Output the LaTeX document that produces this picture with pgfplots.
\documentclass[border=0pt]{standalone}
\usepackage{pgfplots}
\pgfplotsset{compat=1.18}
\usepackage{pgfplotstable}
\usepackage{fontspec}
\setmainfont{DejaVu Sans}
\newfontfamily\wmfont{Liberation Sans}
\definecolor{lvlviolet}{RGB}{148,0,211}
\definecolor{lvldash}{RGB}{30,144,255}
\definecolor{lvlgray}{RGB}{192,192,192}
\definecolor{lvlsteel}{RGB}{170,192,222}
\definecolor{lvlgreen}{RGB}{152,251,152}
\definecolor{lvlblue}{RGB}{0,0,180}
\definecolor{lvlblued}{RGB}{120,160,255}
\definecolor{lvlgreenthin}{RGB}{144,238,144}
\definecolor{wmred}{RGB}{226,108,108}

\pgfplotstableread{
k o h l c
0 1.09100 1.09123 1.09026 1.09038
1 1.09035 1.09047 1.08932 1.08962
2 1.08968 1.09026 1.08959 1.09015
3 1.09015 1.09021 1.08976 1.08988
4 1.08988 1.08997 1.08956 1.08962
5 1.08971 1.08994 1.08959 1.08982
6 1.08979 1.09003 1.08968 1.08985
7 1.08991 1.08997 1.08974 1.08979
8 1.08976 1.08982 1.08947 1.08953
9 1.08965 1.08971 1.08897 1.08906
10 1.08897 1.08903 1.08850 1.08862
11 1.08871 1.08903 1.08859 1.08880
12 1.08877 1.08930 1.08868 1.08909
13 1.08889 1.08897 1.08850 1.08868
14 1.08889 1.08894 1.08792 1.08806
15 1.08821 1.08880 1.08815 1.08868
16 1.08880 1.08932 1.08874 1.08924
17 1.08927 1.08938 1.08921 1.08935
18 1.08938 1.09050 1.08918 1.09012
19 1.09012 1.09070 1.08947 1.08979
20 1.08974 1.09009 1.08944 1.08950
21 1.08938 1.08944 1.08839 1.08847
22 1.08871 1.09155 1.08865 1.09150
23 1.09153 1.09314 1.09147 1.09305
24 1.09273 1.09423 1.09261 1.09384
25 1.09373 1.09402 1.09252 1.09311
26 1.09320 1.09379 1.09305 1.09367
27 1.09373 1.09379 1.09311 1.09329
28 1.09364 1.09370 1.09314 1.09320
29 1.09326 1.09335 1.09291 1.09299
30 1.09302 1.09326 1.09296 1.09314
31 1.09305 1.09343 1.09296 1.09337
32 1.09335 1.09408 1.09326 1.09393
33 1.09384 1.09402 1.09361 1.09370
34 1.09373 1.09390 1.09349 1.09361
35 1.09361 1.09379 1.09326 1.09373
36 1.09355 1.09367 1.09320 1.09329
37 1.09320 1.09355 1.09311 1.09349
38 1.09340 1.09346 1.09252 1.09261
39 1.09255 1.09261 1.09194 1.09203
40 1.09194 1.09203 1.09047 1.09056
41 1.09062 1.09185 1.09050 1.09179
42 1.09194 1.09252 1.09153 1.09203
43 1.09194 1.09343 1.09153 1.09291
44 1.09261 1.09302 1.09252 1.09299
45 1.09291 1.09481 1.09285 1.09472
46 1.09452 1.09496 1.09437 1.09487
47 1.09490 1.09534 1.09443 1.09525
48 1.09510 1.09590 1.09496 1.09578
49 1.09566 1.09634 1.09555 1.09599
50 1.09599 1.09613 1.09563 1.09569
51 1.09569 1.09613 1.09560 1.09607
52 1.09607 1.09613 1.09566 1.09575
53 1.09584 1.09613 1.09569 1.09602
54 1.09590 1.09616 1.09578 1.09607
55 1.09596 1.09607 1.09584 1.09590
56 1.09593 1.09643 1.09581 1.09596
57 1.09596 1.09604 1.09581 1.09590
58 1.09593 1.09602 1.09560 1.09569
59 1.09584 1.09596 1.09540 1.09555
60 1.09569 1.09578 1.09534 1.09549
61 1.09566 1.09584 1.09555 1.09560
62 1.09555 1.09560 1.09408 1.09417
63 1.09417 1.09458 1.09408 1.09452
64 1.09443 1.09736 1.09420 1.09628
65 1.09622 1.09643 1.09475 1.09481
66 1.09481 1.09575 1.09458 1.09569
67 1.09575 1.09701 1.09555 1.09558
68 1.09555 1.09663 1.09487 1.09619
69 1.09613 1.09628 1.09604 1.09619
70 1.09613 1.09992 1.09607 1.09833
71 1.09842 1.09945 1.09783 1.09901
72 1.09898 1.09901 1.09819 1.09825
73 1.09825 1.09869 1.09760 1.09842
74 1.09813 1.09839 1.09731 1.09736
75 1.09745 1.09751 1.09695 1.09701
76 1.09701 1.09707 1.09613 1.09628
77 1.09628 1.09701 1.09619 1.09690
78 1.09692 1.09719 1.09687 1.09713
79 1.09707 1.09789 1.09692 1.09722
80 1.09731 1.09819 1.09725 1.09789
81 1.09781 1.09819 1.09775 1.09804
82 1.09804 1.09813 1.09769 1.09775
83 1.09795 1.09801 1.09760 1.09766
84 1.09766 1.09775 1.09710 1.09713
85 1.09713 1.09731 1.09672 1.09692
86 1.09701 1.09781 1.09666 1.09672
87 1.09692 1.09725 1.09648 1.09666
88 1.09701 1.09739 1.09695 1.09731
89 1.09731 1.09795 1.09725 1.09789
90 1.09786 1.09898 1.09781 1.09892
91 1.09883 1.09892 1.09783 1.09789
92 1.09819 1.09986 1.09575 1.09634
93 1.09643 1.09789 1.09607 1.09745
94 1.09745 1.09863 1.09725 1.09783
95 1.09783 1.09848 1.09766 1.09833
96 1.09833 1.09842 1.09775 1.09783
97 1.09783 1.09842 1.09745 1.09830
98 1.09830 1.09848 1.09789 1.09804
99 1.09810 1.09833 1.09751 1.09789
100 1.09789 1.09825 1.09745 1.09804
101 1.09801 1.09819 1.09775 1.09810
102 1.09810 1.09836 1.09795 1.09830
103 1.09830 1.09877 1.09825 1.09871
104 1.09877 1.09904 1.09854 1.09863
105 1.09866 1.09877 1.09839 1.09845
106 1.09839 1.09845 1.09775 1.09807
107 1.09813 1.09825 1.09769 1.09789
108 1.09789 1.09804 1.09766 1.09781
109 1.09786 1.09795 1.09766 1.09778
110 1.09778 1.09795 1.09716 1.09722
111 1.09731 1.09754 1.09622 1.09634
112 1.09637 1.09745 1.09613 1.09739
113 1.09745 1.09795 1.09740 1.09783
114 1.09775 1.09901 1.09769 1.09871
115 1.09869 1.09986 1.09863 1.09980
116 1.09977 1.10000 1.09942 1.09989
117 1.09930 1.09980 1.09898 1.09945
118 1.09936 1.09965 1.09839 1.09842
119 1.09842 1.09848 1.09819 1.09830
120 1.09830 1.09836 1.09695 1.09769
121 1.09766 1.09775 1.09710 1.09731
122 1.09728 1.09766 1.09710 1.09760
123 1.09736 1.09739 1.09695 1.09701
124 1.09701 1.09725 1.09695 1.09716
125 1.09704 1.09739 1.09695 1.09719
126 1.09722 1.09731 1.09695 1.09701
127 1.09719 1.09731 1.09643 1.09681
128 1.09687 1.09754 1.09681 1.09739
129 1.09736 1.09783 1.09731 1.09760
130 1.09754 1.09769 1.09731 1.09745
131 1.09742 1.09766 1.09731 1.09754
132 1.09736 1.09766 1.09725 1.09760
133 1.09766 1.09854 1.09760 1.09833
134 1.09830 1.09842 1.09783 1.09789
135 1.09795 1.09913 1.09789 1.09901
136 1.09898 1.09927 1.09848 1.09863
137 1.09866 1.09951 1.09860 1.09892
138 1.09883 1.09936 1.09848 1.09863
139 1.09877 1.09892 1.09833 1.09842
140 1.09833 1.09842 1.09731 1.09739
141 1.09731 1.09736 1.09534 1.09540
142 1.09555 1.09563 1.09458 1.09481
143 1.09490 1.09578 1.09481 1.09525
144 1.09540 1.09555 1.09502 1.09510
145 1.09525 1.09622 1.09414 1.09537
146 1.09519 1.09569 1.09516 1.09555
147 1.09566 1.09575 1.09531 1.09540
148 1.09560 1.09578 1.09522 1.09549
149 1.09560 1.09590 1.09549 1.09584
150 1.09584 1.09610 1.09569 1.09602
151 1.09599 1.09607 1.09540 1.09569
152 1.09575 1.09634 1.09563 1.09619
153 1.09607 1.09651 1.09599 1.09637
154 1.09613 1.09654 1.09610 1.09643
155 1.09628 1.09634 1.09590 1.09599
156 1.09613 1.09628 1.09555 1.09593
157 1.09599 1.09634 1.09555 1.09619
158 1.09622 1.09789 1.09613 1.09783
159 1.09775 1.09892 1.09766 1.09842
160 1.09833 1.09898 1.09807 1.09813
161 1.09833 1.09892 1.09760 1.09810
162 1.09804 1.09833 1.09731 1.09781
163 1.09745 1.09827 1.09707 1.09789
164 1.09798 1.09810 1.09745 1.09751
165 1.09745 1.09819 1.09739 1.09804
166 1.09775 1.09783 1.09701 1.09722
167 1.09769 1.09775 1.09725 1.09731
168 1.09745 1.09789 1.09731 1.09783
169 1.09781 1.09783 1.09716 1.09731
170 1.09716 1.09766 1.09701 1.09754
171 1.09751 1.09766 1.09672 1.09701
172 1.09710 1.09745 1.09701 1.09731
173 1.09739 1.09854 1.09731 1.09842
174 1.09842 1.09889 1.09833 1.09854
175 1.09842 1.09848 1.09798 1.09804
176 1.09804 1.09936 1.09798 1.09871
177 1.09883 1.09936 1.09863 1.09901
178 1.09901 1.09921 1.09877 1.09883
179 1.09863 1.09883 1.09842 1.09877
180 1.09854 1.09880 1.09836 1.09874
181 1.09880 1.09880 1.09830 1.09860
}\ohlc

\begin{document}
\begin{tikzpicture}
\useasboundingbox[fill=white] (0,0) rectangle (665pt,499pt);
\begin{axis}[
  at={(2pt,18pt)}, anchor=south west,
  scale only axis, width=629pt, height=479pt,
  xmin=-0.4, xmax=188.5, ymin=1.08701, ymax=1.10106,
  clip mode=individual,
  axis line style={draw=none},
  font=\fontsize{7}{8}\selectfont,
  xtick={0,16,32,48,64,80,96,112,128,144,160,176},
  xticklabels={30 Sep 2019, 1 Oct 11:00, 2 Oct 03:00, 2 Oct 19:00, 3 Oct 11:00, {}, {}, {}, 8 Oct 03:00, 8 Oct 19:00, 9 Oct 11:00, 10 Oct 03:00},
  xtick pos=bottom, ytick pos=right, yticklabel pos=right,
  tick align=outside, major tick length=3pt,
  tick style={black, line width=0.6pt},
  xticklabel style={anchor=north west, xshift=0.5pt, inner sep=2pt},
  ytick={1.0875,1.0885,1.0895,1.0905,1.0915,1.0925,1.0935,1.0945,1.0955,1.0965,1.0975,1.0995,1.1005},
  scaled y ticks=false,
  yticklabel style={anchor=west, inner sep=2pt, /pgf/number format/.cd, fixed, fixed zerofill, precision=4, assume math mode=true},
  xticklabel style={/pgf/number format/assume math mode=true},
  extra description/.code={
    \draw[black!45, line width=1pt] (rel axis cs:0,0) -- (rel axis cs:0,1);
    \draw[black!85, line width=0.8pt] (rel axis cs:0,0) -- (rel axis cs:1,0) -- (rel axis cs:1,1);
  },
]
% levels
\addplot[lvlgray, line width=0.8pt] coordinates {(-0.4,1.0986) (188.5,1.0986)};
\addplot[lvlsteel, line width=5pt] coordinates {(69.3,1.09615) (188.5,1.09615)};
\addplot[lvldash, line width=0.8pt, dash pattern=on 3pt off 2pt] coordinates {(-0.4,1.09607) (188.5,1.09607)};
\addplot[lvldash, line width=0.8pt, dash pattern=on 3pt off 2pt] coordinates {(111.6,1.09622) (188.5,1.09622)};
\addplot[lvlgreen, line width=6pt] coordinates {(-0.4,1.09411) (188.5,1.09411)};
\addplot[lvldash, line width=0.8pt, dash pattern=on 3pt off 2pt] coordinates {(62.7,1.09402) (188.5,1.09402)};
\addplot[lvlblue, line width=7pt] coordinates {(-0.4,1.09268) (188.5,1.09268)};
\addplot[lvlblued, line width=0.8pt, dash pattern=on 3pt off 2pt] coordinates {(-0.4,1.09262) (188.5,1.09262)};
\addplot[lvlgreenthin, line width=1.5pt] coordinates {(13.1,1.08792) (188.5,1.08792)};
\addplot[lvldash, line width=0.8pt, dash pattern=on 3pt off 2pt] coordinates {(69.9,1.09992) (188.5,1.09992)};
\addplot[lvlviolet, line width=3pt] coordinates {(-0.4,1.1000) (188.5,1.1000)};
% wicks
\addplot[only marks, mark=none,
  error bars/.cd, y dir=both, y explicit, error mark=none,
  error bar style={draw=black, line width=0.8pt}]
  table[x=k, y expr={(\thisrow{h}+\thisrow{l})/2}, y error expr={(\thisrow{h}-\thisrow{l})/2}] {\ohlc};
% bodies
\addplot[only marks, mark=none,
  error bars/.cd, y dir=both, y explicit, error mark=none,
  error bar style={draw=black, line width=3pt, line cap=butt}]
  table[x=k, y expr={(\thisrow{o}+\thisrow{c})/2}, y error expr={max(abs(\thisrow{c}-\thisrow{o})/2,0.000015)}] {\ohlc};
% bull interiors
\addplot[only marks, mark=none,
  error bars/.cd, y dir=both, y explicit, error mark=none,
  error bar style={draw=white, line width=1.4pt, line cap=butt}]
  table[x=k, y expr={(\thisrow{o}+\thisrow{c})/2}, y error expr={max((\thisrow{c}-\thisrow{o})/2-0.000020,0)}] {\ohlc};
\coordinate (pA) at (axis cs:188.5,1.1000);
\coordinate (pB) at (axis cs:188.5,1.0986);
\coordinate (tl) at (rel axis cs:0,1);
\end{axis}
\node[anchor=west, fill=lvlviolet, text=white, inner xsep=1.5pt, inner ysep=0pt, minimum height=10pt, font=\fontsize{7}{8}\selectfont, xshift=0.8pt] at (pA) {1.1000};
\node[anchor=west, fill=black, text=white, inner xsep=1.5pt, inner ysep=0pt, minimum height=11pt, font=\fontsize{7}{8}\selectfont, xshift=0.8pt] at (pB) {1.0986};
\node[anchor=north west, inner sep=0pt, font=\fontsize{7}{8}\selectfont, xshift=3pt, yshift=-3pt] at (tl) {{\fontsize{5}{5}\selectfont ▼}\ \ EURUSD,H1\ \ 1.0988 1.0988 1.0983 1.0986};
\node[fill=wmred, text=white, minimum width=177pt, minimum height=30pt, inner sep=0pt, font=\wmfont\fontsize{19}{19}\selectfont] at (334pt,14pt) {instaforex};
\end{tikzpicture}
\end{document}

--------------------------------------------------

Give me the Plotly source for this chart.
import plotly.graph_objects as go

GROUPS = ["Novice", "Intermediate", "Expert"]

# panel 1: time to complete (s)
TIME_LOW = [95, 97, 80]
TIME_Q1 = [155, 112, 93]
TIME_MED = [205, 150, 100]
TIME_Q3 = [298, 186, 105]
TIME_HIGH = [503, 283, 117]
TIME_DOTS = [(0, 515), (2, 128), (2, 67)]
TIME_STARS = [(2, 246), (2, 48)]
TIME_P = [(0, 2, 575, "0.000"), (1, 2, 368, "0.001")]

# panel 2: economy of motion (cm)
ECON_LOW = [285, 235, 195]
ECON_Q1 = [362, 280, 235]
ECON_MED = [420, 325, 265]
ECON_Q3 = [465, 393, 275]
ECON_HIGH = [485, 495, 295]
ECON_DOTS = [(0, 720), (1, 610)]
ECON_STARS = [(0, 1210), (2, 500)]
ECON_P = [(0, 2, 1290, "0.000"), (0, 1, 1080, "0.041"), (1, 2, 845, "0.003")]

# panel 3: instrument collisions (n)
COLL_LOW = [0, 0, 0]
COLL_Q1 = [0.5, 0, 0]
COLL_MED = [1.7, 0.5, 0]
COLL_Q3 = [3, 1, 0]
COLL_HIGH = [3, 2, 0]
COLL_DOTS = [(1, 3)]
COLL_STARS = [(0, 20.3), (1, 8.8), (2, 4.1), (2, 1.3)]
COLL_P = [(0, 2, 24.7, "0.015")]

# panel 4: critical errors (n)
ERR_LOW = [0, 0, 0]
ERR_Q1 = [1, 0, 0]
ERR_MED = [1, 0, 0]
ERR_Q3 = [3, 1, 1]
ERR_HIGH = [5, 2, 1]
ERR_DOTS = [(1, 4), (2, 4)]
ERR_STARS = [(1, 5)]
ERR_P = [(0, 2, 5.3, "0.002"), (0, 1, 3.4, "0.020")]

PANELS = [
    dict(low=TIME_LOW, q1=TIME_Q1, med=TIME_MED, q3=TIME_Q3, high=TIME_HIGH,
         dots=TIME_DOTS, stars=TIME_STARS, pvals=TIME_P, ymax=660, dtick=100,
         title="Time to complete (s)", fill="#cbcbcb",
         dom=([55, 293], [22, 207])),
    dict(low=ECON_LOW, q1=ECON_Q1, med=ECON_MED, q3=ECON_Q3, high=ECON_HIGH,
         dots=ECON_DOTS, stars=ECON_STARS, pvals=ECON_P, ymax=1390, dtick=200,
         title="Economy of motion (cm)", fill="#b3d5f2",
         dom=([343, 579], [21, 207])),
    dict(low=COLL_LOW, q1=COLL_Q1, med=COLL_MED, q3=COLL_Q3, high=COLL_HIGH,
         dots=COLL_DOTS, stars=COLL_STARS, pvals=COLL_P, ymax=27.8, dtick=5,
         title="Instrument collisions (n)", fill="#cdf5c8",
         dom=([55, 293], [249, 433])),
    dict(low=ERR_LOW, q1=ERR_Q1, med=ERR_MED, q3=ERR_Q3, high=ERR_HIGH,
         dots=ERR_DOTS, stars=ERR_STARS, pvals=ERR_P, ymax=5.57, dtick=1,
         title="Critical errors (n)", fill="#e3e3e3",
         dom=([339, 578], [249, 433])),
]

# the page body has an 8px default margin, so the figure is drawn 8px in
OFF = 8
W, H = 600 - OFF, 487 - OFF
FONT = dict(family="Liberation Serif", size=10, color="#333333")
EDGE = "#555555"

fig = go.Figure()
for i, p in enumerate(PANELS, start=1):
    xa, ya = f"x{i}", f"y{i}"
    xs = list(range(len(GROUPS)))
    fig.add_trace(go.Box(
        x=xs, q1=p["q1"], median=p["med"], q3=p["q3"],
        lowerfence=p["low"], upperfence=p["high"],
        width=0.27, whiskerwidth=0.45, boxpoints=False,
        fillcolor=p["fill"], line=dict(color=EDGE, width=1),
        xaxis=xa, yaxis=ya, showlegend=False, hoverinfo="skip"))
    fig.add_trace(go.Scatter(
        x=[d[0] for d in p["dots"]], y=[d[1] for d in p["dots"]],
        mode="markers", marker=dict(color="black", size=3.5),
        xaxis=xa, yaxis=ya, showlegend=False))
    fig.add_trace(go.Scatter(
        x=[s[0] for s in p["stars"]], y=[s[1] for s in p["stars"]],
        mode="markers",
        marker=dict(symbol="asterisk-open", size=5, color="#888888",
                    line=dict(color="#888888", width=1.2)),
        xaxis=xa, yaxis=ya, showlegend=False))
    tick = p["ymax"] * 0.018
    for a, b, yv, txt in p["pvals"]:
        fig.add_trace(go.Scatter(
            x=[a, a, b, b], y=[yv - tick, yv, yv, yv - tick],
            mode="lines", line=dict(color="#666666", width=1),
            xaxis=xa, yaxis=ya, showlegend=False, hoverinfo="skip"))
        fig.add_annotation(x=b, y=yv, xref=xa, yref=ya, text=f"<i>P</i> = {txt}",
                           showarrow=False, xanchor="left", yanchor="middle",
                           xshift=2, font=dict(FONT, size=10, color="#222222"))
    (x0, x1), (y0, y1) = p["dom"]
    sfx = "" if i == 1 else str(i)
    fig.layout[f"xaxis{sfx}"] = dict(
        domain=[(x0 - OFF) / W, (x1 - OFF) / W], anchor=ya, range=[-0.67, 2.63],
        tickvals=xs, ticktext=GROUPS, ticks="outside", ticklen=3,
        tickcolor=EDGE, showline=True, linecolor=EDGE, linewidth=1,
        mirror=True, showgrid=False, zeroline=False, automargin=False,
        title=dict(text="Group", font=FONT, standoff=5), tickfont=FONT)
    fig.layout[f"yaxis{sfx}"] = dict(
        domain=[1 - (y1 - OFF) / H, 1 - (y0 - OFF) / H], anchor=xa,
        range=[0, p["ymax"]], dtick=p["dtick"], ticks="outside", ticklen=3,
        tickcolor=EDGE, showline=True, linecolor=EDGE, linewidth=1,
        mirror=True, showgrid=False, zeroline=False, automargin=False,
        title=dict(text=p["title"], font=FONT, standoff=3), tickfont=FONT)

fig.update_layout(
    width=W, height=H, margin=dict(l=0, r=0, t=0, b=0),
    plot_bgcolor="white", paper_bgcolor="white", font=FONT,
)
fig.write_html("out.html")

--------------------------------------------------

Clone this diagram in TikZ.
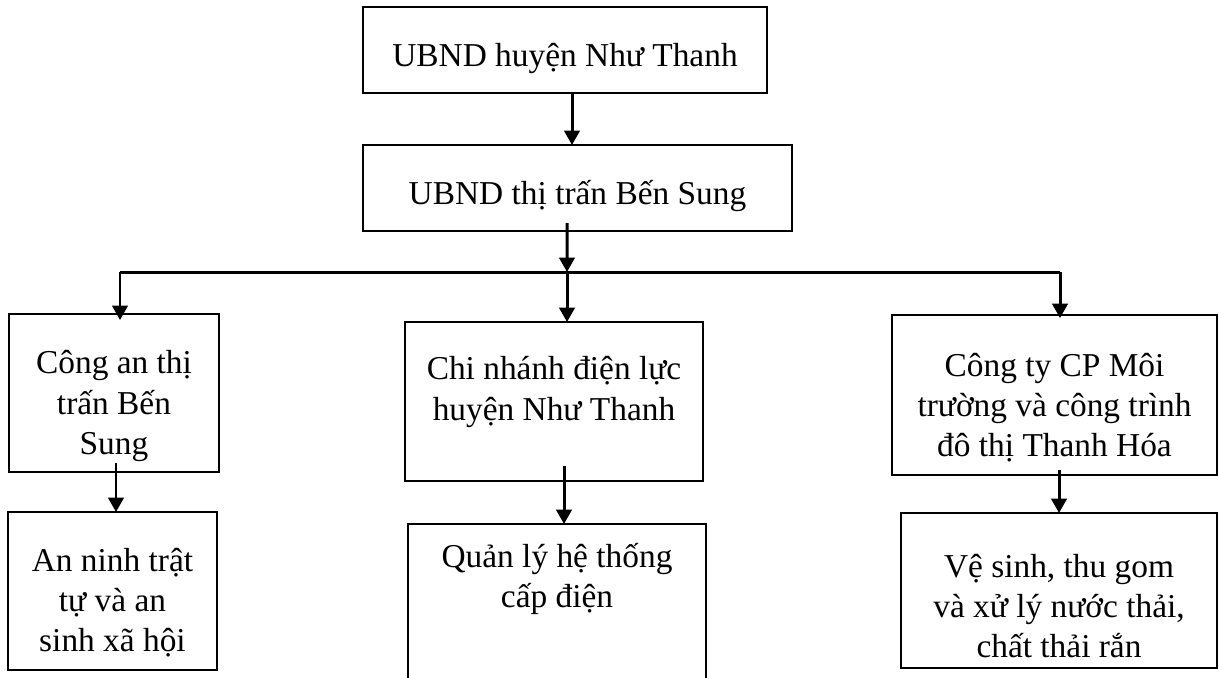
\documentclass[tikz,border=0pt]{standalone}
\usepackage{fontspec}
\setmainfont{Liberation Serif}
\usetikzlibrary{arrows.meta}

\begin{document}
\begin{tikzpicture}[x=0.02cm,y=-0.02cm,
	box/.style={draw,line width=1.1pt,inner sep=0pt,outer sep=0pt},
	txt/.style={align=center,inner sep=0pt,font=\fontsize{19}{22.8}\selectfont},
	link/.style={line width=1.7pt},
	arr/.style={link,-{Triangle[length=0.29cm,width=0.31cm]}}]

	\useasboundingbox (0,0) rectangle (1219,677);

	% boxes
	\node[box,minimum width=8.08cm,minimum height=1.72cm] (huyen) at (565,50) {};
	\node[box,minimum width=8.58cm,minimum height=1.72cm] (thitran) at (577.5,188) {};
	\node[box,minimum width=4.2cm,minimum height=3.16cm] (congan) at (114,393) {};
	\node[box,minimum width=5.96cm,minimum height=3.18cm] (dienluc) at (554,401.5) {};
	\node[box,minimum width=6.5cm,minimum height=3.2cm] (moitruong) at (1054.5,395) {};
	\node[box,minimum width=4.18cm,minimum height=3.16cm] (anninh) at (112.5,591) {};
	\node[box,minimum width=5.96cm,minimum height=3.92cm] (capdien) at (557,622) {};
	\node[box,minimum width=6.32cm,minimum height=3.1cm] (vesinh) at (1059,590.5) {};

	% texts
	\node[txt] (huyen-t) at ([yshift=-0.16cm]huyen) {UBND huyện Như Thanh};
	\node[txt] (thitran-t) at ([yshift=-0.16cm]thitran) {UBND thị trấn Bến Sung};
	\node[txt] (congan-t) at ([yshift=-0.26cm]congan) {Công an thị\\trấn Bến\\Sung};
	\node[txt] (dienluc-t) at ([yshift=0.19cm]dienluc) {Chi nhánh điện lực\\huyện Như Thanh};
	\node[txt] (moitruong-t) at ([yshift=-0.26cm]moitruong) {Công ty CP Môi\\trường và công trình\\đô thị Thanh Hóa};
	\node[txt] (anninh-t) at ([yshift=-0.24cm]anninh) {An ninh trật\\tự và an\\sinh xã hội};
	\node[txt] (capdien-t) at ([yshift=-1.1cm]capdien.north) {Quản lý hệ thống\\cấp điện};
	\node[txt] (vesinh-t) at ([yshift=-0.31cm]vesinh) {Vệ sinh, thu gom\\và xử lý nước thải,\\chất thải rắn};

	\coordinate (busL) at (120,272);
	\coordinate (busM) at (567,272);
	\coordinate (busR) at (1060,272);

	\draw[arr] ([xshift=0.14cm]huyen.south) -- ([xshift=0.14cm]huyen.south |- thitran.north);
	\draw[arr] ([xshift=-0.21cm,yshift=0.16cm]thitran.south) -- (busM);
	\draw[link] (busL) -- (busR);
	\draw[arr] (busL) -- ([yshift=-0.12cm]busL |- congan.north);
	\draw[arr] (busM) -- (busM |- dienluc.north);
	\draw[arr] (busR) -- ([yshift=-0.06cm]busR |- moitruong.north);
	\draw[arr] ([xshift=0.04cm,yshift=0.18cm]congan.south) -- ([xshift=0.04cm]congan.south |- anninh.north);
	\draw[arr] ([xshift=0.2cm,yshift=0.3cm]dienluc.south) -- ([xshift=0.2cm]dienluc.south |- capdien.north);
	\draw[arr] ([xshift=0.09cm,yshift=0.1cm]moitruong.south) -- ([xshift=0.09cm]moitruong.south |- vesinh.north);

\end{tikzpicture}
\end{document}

--------------------------------------------------

From the records above, give again only the part that opens with the line containing "Clone this diagram in TikZ." and closes with the line containing "(0,0) rectangle (1219,677);". Keep both ends but drop the pictures.

** ANSWER TO THIS PROBLEM **
Clone this diagram in TikZ.
\documentclass[tikz,border=0pt]{standalone}
\usepackage{fontspec}
\setmainfont{Liberation Serif}
\usetikzlibrary{arrows.meta}

\begin{document}
\begin{tikzpicture}[x=0.02cm,y=-0.02cm,
	box/.style={draw,line width=1.1pt,inner sep=0pt,outer sep=0pt},
	txt/.style={align=center,inner sep=0pt,font=\fontsize{19}{22.8}\selectfont},
	link/.style={line width=1.7pt},
	arr/.style={link,-{Triangle[length=0.29cm,width=0.31cm]}}]

	\useasboundingbox (0,0) rectangle (1219,677);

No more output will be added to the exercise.